I believe the best engineering balances technical excellence with practical impact and I'm drawn to work that sits at the intersection of code, product and business.
Currently based in Amsterdam, I'm helping scale the engineering team and infrastructure at Coolset. I thrive in environments where I can build end-to-end solutions, collaborate across teams and solve problems that matter.
I started coding while at school in Johannesburg. Choosing information technology, and later electrical and computer engineering at university, were educated guesses that turned out to be the right ones. I've always enjoyed maths and puzzles, especially problems where patterns emerge and logic leads to elegant solutions. Engineering gave me a way to apply that way of thinking to real-world problems.
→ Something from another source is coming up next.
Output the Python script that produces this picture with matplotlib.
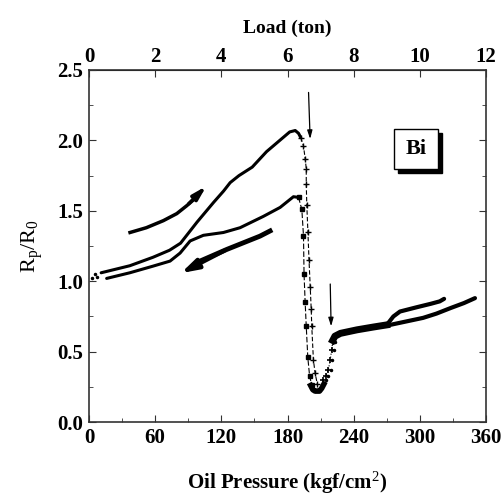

What drew me to software was the immediacy of building something useful. Seeing an idea turn into a working system is deeply satisfying, and that feeling only grows at scale. Automating repetitive work or designing systems that simply work saves real time and creates genuine value. The most rewarding part is turning frustration into solutions that feel clear, reliable, and easy to use.
Engineering isn't just about technology. Meaningful progress happens when people feel supported through change. I focus on empathy and clear communication, especially when working across disciplines or bridging technical and non-technical teams. By listening closely and understanding what teams actually need, I aim to design solutions that fit naturally into how they work. Trust, collaboration, and shared understanding are as critical to good systems as the code itself.
Being observant has become central to how I work. I pay close attention to how systems behave, where processes break down, and where small details create unnecessary friction. Over time, I've learned that consistent structure and care for those details are what separate systems that function from systems that last.